Bu sitenin yazıları yayınlanmaya başladığı sıralarda, aldığım ilk sorulardan biriydi. “Bu kadar çeşitli sektör, bu denli hikaye, iş ile ilgili ne olacak içeride?”

Evet “kurumsal hayat” ile ilgili pek çok hikaye de var anlatılacak.  Basım aşamasına bir kala çalınan kitaplarımdan olan ” İş’te Kadın” hikayelerinden bahseder miyim henüz bilmiyorum ama içeriğinin hiciv yüklü olacağını şimdiden belirtmek isterim.

Bunu özellikle belirtmek istiyorum. Çünkü bazen, bazı cümleler (mutlaka) illaki okuyan kişi de “bana mı yazdı” hissini çağrıştırabilir. Cevap veriyorum. Hepimizin içine içine yazmak istedim 🙂

Hiciv; edebiyat ve sanatta, bir kişi, bir olay ya da durumun, iğneleyici sözlerle, alaylı ifadelerle eleştirildiği bir tür. Eski Yunan ve Lâtin edebiyatında ilk örneklerine rastlanan tarz, Batı edebiyatında bir şiir türü olarak gelişmiştir.

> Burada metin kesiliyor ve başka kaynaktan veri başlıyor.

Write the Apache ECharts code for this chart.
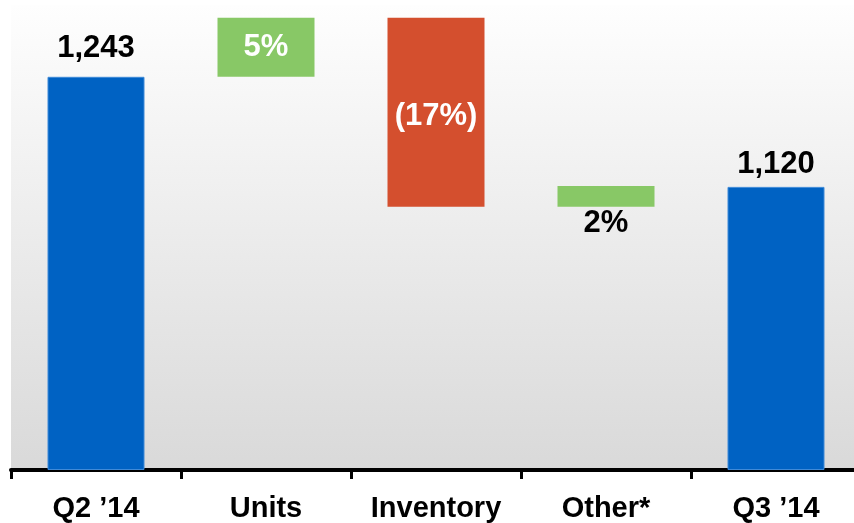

Hepimizin kulağına aşina; plaza insanı, plaza hayatı, plaza dili gibi kavramlar var. Kah her gün gittiğiniz, kah sadece duyduğunuz. Bugün misafirimiz plazalılar!

“En’lerin Beklentisi” Plaza Hayatı

Performans ölçümleri, kurumsallık, iletişim departmanları… Her şey daha “kurumsal” gözükür!

Amaç hep “en iş bilen, en mutlu, en gülümseyen ve en çalışkan” insanlar ile çalışıp; sektöründe ki; ideal “en sadık” kişilere hizmet ederek “en iyi” olmaktır.

İnsanların kocaman binalarda, güneşsiz ama klimalı, makyajlı, bakımlı ama stresli ve uykusuz olduğu her sektör için geçerlidir bu hayat.

Bilenlerin hemen yüzünün ekşimeye başladığı, bilmeyenin de bence “hiç öğrenmemesi gerektiği” bir garip hayat tarzı..

“anti plaza insanı” tadında bir hikaye olsun bu da..


Kaktüsler ve Annem

Hikayeye geçmeden önce ufak bir anektod yazmak da istedim..

Annem !

Annem kaktüsü çok sever, Her çeşit kaktüs bakıp büyütmüşlüğü de vardır.  Ve ofisime de her zaman kaktüs gönderir.

Kimi insanlar dalga geçer bu durumla

  • Aaa sana kaktüs gönderdi; dikenli hem de, ne demeye çalıştı acaba
    • “Gözü olanın gözü çıksın demek istemiştir belki” gibi cevap alırlar diğerlerinden;
    • Başkaları daha iyimserdir. “Kendi çok seviyor ya, seni seviyorum demek istemiş”
    • Bilimsel olarak düşünenler de “radyasyon” der, “Radyasyonu temizliyormuş ya, ondan.”

Aslında altında yatan başka bir mana daha vardır. Hadi oraya bağlayalım..


Plaza Hicivlerinde Tarihi Sır!

Çalışma alanınızda “orkide”niz de “kaktüs”ünüz de mutlaka bulunsun. Fazla fazla bulunsun..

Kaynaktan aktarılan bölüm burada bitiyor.